=== Given exercise ===
Carry none of the pictures over; set down the material below exactly.
— begin —
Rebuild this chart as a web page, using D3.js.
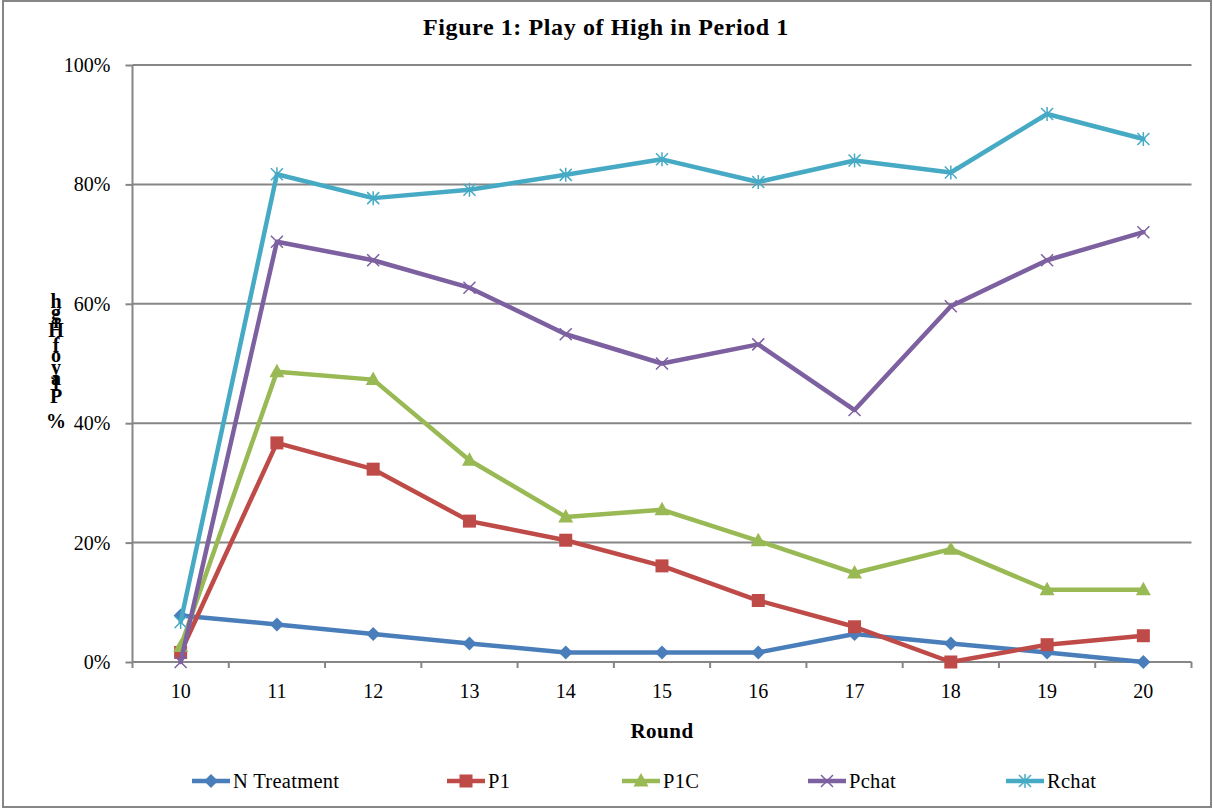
<!DOCTYPE html>
<html>
<head>
<meta charset="utf-8">
<script src="https://cdn.jsdelivr.net/npm/d3@7"></script>
<style>
  html, body { margin: 0; padding: 0; background: #fff; }
  svg { display: block; }
  text { font-family: "Liberation Serif", "Times New Roman", serif; fill: #000; }
</style>
</head>
<body>
<svg id="chart" width="1213" height="809"></svg>
<script>
// ---------- data ----------
const rounds = ["10","11","12","13","14","15","16","17","18","19","20"];
const nTreatment = [7.8, 6.3, 4.7, 3.1, 1.6, 1.6, 1.6, 4.7, 3.1, 1.6, 0.0];
const p1         = [1.6, 36.7, 32.3, 23.6, 20.4, 16.1, 10.3, 5.9, 0.0, 2.9, 4.4];
const p1c        = [2.6, 48.6, 47.3, 33.8, 24.3, 25.5, 20.3, 14.9, 18.9, 12.1, 12.1];
const pchat      = [0.0, 70.4, 67.3, 62.7, 54.9, 50.0, 53.2, 42.2, 59.6, 67.3, 72.0];
const rchat      = [6.7, 81.7, 77.7, 79.1, 81.6, 84.2, 80.4, 84.0, 82.0, 91.8, 87.6];
const seriesNames = ["N Treatment", "P1", "P1C", "Pchat", "Rchat"];
const yTicks = [0, 20, 40, 60, 80, 100];
const titleText = "Figure 1: Play of High in Period 1";
const xTitle = "Round";
const yTitle = "% Play of High";

// ---------- style ----------
const colors = ["#4A7EBB", "#BE4B48", "#98B954", "#7D60A0", "#46AAC5"];
const markers = ["diamond", "square", "triangle", "x", "star"];
const gridColor = "#868686";
const serif = "Liberation Serif";

const svg = d3.select("#chart");
const plotLeft = 132.5, plotRight = 1191.5, plotTop = 65, plotBottom = 662;

// outer border
svg.append("rect").attr("x", 3).attr("y", 1).attr("width", 1208).attr("height", 806)
  .attr("fill", "none").attr("stroke", gridColor).attr("stroke-width", 2);

const x = d3.scaleBand().domain(rounds).range([plotLeft, plotRight]).padding(0);
const y = d3.scaleLinear().domain([0, 100]).range([plotBottom, plotTop]);
const cx = d => x(d) + x.bandwidth() / 2;

// gridlines
svg.append("g").selectAll("line").data(yTicks.filter(t => t > 0)).join("line")
  .attr("x1", plotLeft).attr("x2", plotRight)
  .attr("y1", d => y(d)).attr("y2", d => y(d))
  .attr("stroke", gridColor).attr("stroke-width", 2);

// y axis
const yAxis = svg.append("g").attr("transform", `translate(${plotLeft},0)`)
  .call(d3.axisLeft(y).tickValues(yTicks).tickFormat(d => d + "%").tickSize(7).tickPadding(15));
yAxis.select(".domain").attr("stroke", gridColor).attr("stroke-width", 2)
  .attr("d", `M0,${plotTop}V${plotBottom}`);
yAxis.selectAll(".tick line").attr("stroke", gridColor).attr("stroke-width", 2);
yAxis.selectAll(".tick text").style("font-family", serif).style("font-size", "20px").attr("fill", "#000");

// x axis
const xAxis = svg.append("g").attr("transform", `translate(0,${plotBottom})`)
  .call(d3.axisBottom(x).tickSize(0).tickPadding(22));
xAxis.select(".domain").attr("stroke", gridColor).attr("stroke-width", 2)
  .attr("d", `M${plotLeft},0H${plotRight}`);
xAxis.selectAll(".tick text").style("font-family", serif).style("font-size", "20px").attr("fill", "#000");
const boundaries = rounds.map(r => x(r)).concat([x(rounds[rounds.length - 1]) + x.bandwidth()]);
xAxis.append("g").selectAll("line").data(boundaries).join("line")
  .attr("x1", d => d).attr("x2", d => d).attr("y1", 0).attr("y2", 6)
  .attr("stroke", gridColor).attr("stroke-width", 2);

// marker drawing
function drawMarker(g, type, color, px, py) {
  const s = 6;
  if (type === "diamond") {
    g.append("path").attr("d", `M${px},${py - 7}L${px + 7},${py}L${px},${py + 7}L${px - 7},${py}Z`).attr("fill", color);
  } else if (type === "square") {
    g.append("rect").attr("x", px - 6.5).attr("y", py - 6.5).attr("width", 13).attr("height", 13).attr("fill", color);
  } else if (type === "triangle") {
    g.append("path").attr("d", `M${px},${py - 8}L${px + 7.5},${py + 5.5}L${px - 7.5},${py + 5.5}Z`).attr("fill", color);
  } else if (type === "x") {
    g.append("path").attr("d", `M${px - s},${py - s}L${px + s},${py + s}M${px - s},${py + s}L${px + s},${py - s}`)
      .attr("stroke", color).attr("stroke-width", 1.5).attr("fill", "none");
  } else if (type === "star") {
    g.append("path").attr("d", `M${px - s},${py - s}L${px + s},${py + s}M${px - s},${py + s}L${px + s},${py - s}M${px},${py - 7}L${px},${py + 7}`)
      .attr("stroke", color).attr("stroke-width", 1.5).attr("fill", "none");
  }
}

const allSeries = [nTreatment, p1, p1c, pchat, rchat];
const line = d3.line().x((d, i) => cx(rounds[i])).y(d => y(d));
allSeries.forEach((vals, k) => {
  const g = svg.append("g");
  g.append("path").datum(vals).attr("d", line)
    .attr("fill", "none").attr("stroke", colors[k]).attr("stroke-width", 4.5)
    .attr("stroke-linejoin", "round").attr("stroke-linecap", "round");
  vals.forEach((v, i) => drawMarker(g, markers[k], colors[k], cx(rounds[i]), y(v)));
});

// title
svg.append("text").attr("x", 606).attr("y", 35).attr("text-anchor", "middle")
  .style("font-family", serif).style("font-size", "24px").style("font-weight", "bold")
  .style("letter-spacing", "0.6px").text(titleText);

// x title
svg.append("text").attr("x", 662).attr("y", 738).attr("text-anchor", "middle")
  .style("font-family", serif).style("font-size", "21px").style("font-weight", "bold")
  .style("letter-spacing", "0.5px").text(xTitle);

// y title: stacked characters (bottom to top)
const yLabelBaselines = [428, null, 403, 391, 385, 374, null, 362, 352, null, 337, 328, 319, 308];
const yl = svg.append("text").style("font-family", serif).style("font-size", "20px").style("font-weight", "bold").attr("text-anchor", "middle");
Array.from(yTitle).forEach((ch, i) => {
  if (ch === " " || yLabelBaselines[i] == null) return;
  yl.append("tspan").attr("x", 56).attr("y", yLabelBaselines[i]).text(ch);
});

// legend
const legendX = [211, 466, 641, 827, 1025];
const legendY = 781;
seriesNames.forEach((name, k) => {
  const g = svg.append("g");
  g.append("line").attr("x1", legendX[k] - 19).attr("x2", legendX[k] + 19)
    .attr("y1", legendY).attr("y2", legendY).attr("stroke", colors[k]).attr("stroke-width", 4.5);
  drawMarker(g, markers[k], colors[k], legendX[k], legendY);
  g.append("text").attr("x", legendX[k] + 22).attr("y", legendY + 7)
    .style("font-family", serif).style("font-size", "20.5px").style("letter-spacing", "0.3px").text(name);
});
</script>
</body>
</html>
— end —
=== Result of this exercise ===
Rebuild this chart as a web page, using D3.js.
<!DOCTYPE html>
<html>
<head>
<meta charset="utf-8">
<script src="https://cdn.jsdelivr.net/npm/d3@7"></script>
<style>
  html, body { margin: 0; padding: 0; background: #fff; }
  svg { display: block; }
  text { font-family: "Liberation Serif", "Times New Roman", serif; fill: #000; }
</style>
</head>
<body>
<svg id="chart" width="1213" height="809"></svg>
<script>
// ---------- data ----------
const rounds = ["10","11","12","13","14","15","16","17","18","19","20"];
const nTreatment = [7.8, 6.3, 4.7, 3.1, 1.6, 1.6, 1.6, 4.7, 3.1, 1.6, 0.0];
const p1         = [1.6, 36.7, 32.3, 23.6, 20.4, 16.1, 10.3, 5.9, 0.0, 2.9, 4.4];
const p1c        = [2.6, 48.6, 47.3, 33.8, 24.3, 25.5, 20.3, 14.9, 18.9, 12.1, 12.1];
const pchat      = [0.0, 70.4, 67.3, 62.7, 54.9, 50.0, 53.2, 42.2, 59.6, 67.3, 72.0];
const rchat      = [6.7, 81.7, 77.7, 79.1, 81.6, 84.2, 80.4, 84.0, 82.0, 91.8, 87.6];
const seriesNames = ["N Treatment", "P1", "P1C", "Pchat", "Rchat"];
const yTicks = [0, 20, 40, 60, 80, 100];
const titleText = "Figure 1: Play of High in Period 1";
const xTitle = "Round";
const yTitle = "% Play of High";

// ---------- style ----------
const colors = ["#4A7EBB", "#BE4B48", "#98B954", "#7D60A0", "#46AAC5"];
const markers = ["diamond", "square", "triangle", "x", "star"];
const gridColor = "#868686";
const serif = "Liberation Serif";

const svg = d3.select("#chart");
const plotLeft = 132.5, plotRight = 1191.5, plotTop = 65, plotBottom = 662;

// outer border
svg.append("rect").attr("x", 3).attr("y", 1).attr("width", 1208).attr("height", 806)
  .attr("fill", "none").attr("stroke", gridColor).attr("stroke-width", 2);

const x = d3.scaleBand().domain(rounds).range([plotLeft, plotRight]).padding(0);
const y = d3.scaleLinear().domain([0, 100]).range([plotBottom, plotTop]);
const cx = d => x(d) + x.bandwidth() / 2;

// gridlines
svg.append("g").selectAll("line").data(yTicks.filter(t => t > 0)).join("line")
  .attr("x1", plotLeft).attr("x2", plotRight)
  .attr("y1", d => y(d)).attr("y2", d => y(d))
  .attr("stroke", gridColor).attr("stroke-width", 2);

// y axis
const yAxis = svg.append("g").attr("transform", `translate(${plotLeft},0)`)
  .call(d3.axisLeft(y).tickValues(yTicks).tickFormat(d => d + "%").tickSize(7).tickPadding(15));
yAxis.select(".domain").attr("stroke", gridColor).attr("stroke-width", 2)
  .attr("d", `M0,${plotTop}V${plotBottom}`);
yAxis.selectAll(".tick line").attr("stroke", gridColor).attr("stroke-width", 2);
yAxis.selectAll(".tick text").style("font-family", serif).style("font-size", "20px").attr("fill", "#000");

// x axis
const xAxis = svg.append("g").attr("transform", `translate(0,${plotBottom})`)
  .call(d3.axisBottom(x).tickSize(0).tickPadding(22));
xAxis.select(".domain").attr("stroke", gridColor).attr("stroke-width", 2)
  .attr("d", `M${plotLeft},0H${plotRight}`);
xAxis.selectAll(".tick text").style("font-family", serif).style("font-size", "20px").attr("fill", "#000");
const boundaries = rounds.map(r => x(r)).concat([x(rounds[rounds.length - 1]) + x.bandwidth()]);
xAxis.append("g").selectAll("line").data(boundaries).join("line")
  .attr("x1", d => d).attr("x2", d => d).attr("y1", 0).attr("y2", 6)
  .attr("stroke", gridColor).attr("stroke-width", 2);

// marker drawing
function drawMarker(g, type, color, px, py) {
  const s = 6;
  if (type === "diamond") {
    g.append("path").attr("d", `M${px},${py - 7}L${px + 7},${py}L${px},${py + 7}L${px - 7},${py}Z`).attr("fill", color);
  } else if (type === "square") {
    g.append("rect").attr("x", px - 6.5).attr("y", py - 6.5).attr("width", 13).attr("height", 13).attr("fill", color);
  } else if (type === "triangle") {
    g.append("path").attr("d", `M${px},${py - 8}L${px + 7.5},${py + 5.5}L${px - 7.5},${py + 5.5}Z`).attr("fill", color);
  } else if (type === "x") {
    g.append("path").attr("d", `M${px - s},${py - s}L${px + s},${py + s}M${px - s},${py + s}L${px + s},${py - s}`)
      .attr("stroke", color).attr("stroke-width", 1.5).attr("fill", "none");
  } else if (type === "star") {
    g.append("path").attr("d", `M${px - s},${py - s}L${px + s},${py + s}M${px - s},${py + s}L${px + s},${py - s}M${px},${py - 7}L${px},${py + 7}`)
      .attr("stroke", color).attr("stroke-width", 1.5).attr("fill", "none");
  }
}

const allSeries = [nTreatment, p1, p1c, pchat, rchat];
const line = d3.line().x((d, i) => cx(rounds[i])).y(d => y(d));
allSeries.forEach((vals, k) => {
  const g = svg.append("g");
  g.append("path").datum(vals).attr("d", line)
    .attr("fill", "none").attr("stroke", colors[k]).attr("stroke-width", 4.5)
    .attr("stroke-linejoin", "round").attr("stroke-linecap", "round");
  vals.forEach((v, i) => drawMarker(g, markers[k], colors[k], cx(rounds[i]), y(v)));
});

// title
svg.append("text").attr("x", 606).attr("y", 35).attr("text-anchor", "middle")
  .style("font-family", serif).style("font-size", "24px").style("font-weight", "bold")
  .style("letter-spacing", "0.6px").text(titleText);

// x title
svg.append("text").attr("x", 662).attr("y", 738).attr("text-anchor", "middle")
  .style("font-family", serif).style("font-size", "21px").style("font-weight", "bold")
  .style("letter-spacing", "0.5px").text(xTitle);

// y title: stacked characters (bottom to top)
const yLabelBaselines = [428, null, 403, 391, 385, 374, null, 362, 352, null, 337, 328, 319, 308];
const yl = svg.append("text").style("font-family", serif).style("font-size", "20px").style("font-weight", "bold").attr("text-anchor", "middle");
Array.from(yTitle).forEach((ch, i) => {
  if (ch === " " || yLabelBaselines[i] == null) return;
  yl.append("tspan").attr("x", 56).attr("y", yLabelBaselines[i]).text(ch);
});

// legend
const legendX = [211, 466, 641, 827, 1025];
const legendY = 781;
seriesNames.forEach((name, k) => {
  const g = svg.append("g");
  g.append("line").attr("x1", legendX[k] - 19).attr("x2", legendX[k] + 19)
    .attr("y1", legendY).attr("y2", legendY).attr("stroke", colors[k]).attr("stroke-width", 4.5);
  drawMarker(g, markers[k], colors[k], legendX[k], legendY);
  g.append("text").attr("x", legendX[k] + 22).attr("y", legendY + 7)
    .style("font-family", serif).style("font-size", "20.5px").style("letter-spacing", "0.3px").text(name);
});
</script>
</body>
</html>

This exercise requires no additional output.